Challenge: Wherever a line holds the word "React", copy that line out.
========================================================================
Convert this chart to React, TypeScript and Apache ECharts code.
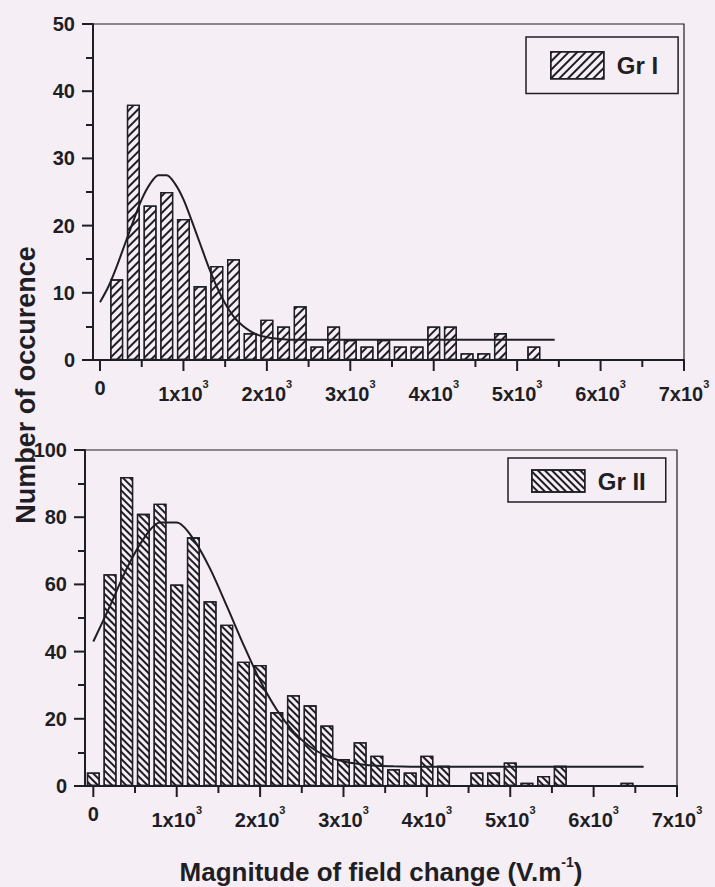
import React, { useEffect, useRef } from 'react';
import * as echarts from 'echarts';

const BG = '#f6eef5';
const INK = '#1f1e24';
const FONT = "'Liberation Sans', Arial, sans-serif";

// Group I histogram (bin centres in V/m, counts)
const binsI = [200, 400, 600, 800, 1000, 1200, 1400, 1600, 1800, 2000, 2200, 2400, 2600, 2800, 3000, 3200, 3400, 3600, 3800, 4000, 4200, 4400, 4600, 4800, 5000, 5200];
const countsI = [12, 38, 23, 25, 21, 11, 14, 15, 4, 6, 5, 8, 2, 5, 3, 2, 3, 2, 2, 5, 5, 1, 1, 4, 0, 2];
// Group I fitted curve
const fitXI = [0, 100, 200, 300, 400, 500, 600, 700, 800, 900, 1000, 1100, 1200, 1300, 1400, 1500, 1600, 1700, 1800, 1900, 2000, 2100, 2200, 2300, 2400, 5450];
const fitYI = [8.6, 10.9, 13.9, 17.3, 20.7, 23.9, 26.2, 27.5, 27.5, 26.2, 23.9, 20.7, 17.3, 13.9, 10.9, 8.4, 6.5, 5.2, 4.3, 3.7, 3.4, 3.2, 3.1, 3.0, 3.0, 3.0];

// Group II histogram
const binsII = [0, 200, 400, 600, 800, 1000, 1200, 1400, 1600, 1800, 2000, 2200, 2400, 2600, 2800, 3000, 3200, 3400, 3600, 3800, 4000, 4200, 4400, 4600, 4800, 5000, 5200, 5400, 5600, 5800, 6000, 6200, 6400];
const countsII = [4, 63, 92, 81, 84, 60, 74, 55, 48, 37, 36, 22, 27, 24, 18, 8, 13, 9, 5, 4, 9, 6, 0, 4, 4, 7, 1, 3, 6, 0, 0, 0, 1];
// Group II fitted curve
const fitXII = [0, 200, 400, 600, 800, 1000, 1200, 1400, 1600, 1800, 2000, 2200, 2400, 2600, 2800, 3000, 3200, 3400, 3600, 3800, 4000, 6600];
const fitYII = [43, 53.6, 64.7, 73.5, 78.4, 78.4, 73.5, 64.7, 53.6, 42.1, 31.4, 22.7, 16.2, 11.7, 8.9, 7.3, 6.5, 6.0, 5.85, 5.75, 5.7, 5.7];

const xMajorTicks = [0, 1000, 2000, 3000, 4000, 5000, 6000, 7000];
const xMinorTicks = [500, 1500, 2500, 3500, 4500, 5500, 6500];
const yMajorTicksI = [0, 10, 20, 30, 40, 50];
const yMajorTicksII = [0, 20, 40, 60, 80, 100];

const legendI = 'Gr I';
const legendII = 'Gr II';
const yTitle = 'Number of occurence';
const xTitle = 'Magnitude of field change (V.m';

const MAJOR_LEN = 11;
const MINOR_LEN = 7;
const X_MIN_I = -84;
const X_MIN_II = -100;

function pairs(xs: number[], ys: number[], skipZero: boolean) {
  const out: number[][] = [];
  xs.forEach((x, i) => {
    if (!skipZero || ys[i] > 0) out.push([x, ys[i]]);
  });
  return out;
}

function xLabel(v: number) {
  if (v === 0) return '{z|0}';
  return `{m|${v / 1000}x10}{s|3}`;
}

const xRich = {
  z: { fontSize: 20, fontWeight: 'bold', fontFamily: FONT, color: INK, lineHeight: 22, verticalAlign: 'top' },
  m: { fontSize: 20, fontWeight: 'bold', fontFamily: FONT, color: INK, lineHeight: 26, verticalAlign: 'bottom' },
  s: { fontSize: 11, fontWeight: 'bold', fontFamily: FONT, color: INK, lineHeight: 12, verticalAlign: 'top' },
};

function mainXAxis(gridIndex: number, min: number) {
  return {
    type: 'value',
    gridIndex,
    min,
    max: 7000,
    position: 'bottom',
    axisLine: { show: true, onZero: false, lineStyle: { color: INK, width: 2 } },
    axisTick: { show: false },
    axisLabel: { show: true, customValues: xMajorTicks, formatter: xLabel, margin: 18, rich: xRich, color: INK },
    splitLine: { show: false },
  };
}

function yAxis(gridIndex: number, max: number, interval: number) {
  return {
    type: 'value',
    gridIndex,
    min: 0,
    max,
    interval,
    position: 'left',
    axisLine: { show: true, onZero: false, lineStyle: { color: INK, width: 2 } },
    axisTick: { show: false },
    minorTick: { show: true, splitNumber: 2, length: MINOR_LEN, lineStyle: { color: INK, width: 2 } },
    axisLabel: { margin: 18, fontSize: 20, fontWeight: 'bold', fontFamily: FONT, color: INK },
    splitLine: { show: false },
    minorSplitLine: { show: false },
  };
}

function legend(name: string, left: number, top: number, h: number, pad: number[]) {
  return {
    data: [name],
    left,
    top,
    orient: 'horizontal',
    icon: 'rect',
    itemWidth: 53,
    itemHeight: h,
    padding: pad,
    borderColor: INK,
    borderWidth: 1.5,
    backgroundColor: 'transparent',
    selectedMode: false,
    itemStyle: { borderColor: INK, borderWidth: 1.5 },
    textStyle: { fontSize: 24, fontWeight: 'bold', fontFamily: FONT, color: INK, padding: [0, 0, 0, 8] },
  };
}

const titleGraphics = [
  {
    type: 'text',
    x: 26,
    y: 385,
    rotation: Math.PI / 2,
    style: { text: yTitle, font: `bold 27px ${FONT}`, fill: INK, align: 'center', verticalAlign: 'middle' },
  },
  {
    type: 'text',
    x: 381,
    y: 870,
    style: {
      text: `{m|${xTitle}}{s|-1}{m|)}`,
      align: 'center',
      verticalAlign: 'middle',
      rich: {
        m: { fontSize: 26, fontWeight: 'bold', fontFamily: FONT, fill: INK, lineHeight: 30, verticalAlign: 'bottom' },
        s: { fontSize: 14, fontWeight: 'bold', fontFamily: FONT, fill: INK, lineHeight: 15, verticalAlign: 'top' },
      },
    },
  },
];

function tickLine(x1: number, y1: number, x2: number, y2: number) {
  return { type: 'line', silent: true, z: 100, shape: { x1, y1, x2, y2 }, style: { stroke: INK, lineWidth: 2 } };
}

function tickGraphics(chart: any, gridIndex: number, xMin: number, yMajors: number[]) {
  const out: any[] = [];
  xMajorTicks.forEach((v) => {
    const p = chart.convertToPixel({ gridIndex }, [v, 0]);
    out.push(tickLine(p[0], p[1], p[0], p[1] + MAJOR_LEN));
  });
  xMinorTicks.forEach((v) => {
    const p = chart.convertToPixel({ gridIndex }, [v, 0]);
    out.push(tickLine(p[0], p[1], p[0], p[1] + MINOR_LEN));
  });
  yMajors.forEach((v) => {
    const p = chart.convertToPixel({ gridIndex }, [xMin, v]);
    out.push(tickLine(p[0] - MAJOR_LEN, p[1], p[0], p[1]));
  });
  return out;
}

export default function App() {
  const ref = useRef<HTMLDivElement>(null);
  useEffect(() => {
    if (!ref.current) return;
    const chart = echarts.init(ref.current, undefined, { renderer: 'svg' });
    const option = {
      animation: false,
      backgroundColor: BG,
      grid: [
        { left: 93, top: 24, width: 591, height: 336, show: true, borderColor: INK, borderWidth: 1.2, backgroundColor: 'transparent' },
        { left: 85, top: 450, width: 592, height: 336, show: true, borderColor: INK, borderWidth: 1.2, backgroundColor: 'transparent' },
      ],
      xAxis: [mainXAxis(0, X_MIN_I), mainXAxis(1, X_MIN_II)],
      yAxis: [yAxis(0, 50, 10), yAxis(1, 100, 20)],
      legend: [
        legend(legendI, 526, 37, 27, [14, 20, 14, 24]),
        legend(legendII, 508, 458, 22, [11, 20, 9, 23]),
      ],
      series: [
        {
          name: legendI,
          type: 'bar',
          xAxisIndex: 0,
          yAxisIndex: 0,
          barWidth: 13,
          data: pairs(binsI, countsI, true),
          itemStyle: {
            color: BG,
            borderColor: INK,
            borderWidth: 1.3,
            decal: { symbol: 'rect', symbolSize: 1, color: INK, dashArrayX: [1, 0], dashArrayY: [1.2, 3.6], rotation: -Math.PI / 4 },
          },
        },
        {
          name: 'fitI',
          type: 'line',
          xAxisIndex: 0,
          yAxisIndex: 0,
          data: pairs(fitXI, fitYI, false),
          showSymbol: false,
          smooth: 0.3,
          lineStyle: { color: INK, width: 2 },
          z: 5,
        },
        {
          name: legendII,
          type: 'bar',
          xAxisIndex: 1,
          yAxisIndex: 1,
          barWidth: 13,
          data: pairs(binsII, countsII, true),
          itemStyle: {
            color: BG,
            borderColor: INK,
            borderWidth: 1.3,
            decal: { symbol: 'rect', symbolSize: 1, color: INK, dashArrayX: [1, 0], dashArrayY: [1.1, 2.5], rotation: Math.PI / 4 },
          },
        },
        {
          name: 'fitII',
          type: 'line',
          xAxisIndex: 1,
          yAxisIndex: 1,
          data: pairs(fitXII, fitYII, false),
          showSymbol: false,
          smooth: 0.3,
          lineStyle: { color: INK, width: 2 },
          z: 5,
        },
      ],
      graphic: titleGraphics,
    };
    chart.setOption(option as any);
    const ticks = [
      ...tickGraphics(chart, 0, X_MIN_I, yMajorTicksI),
      ...tickGraphics(chart, 1, X_MIN_II, yMajorTicksII),
    ];
    chart.setOption({ graphic: [...titleGraphics, ...ticks] } as any);
    return () => chart.dispose();
  }, []);
  return <div ref={ref} style={{ position: 'absolute', left: 0, top: 0, width: 715, height: 887 }} />;
}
========================================================================
Answer to the problem:
Convert this chart to React, TypeScript and Apache ECharts code.
import React, { useEffect, useRef } from 'react';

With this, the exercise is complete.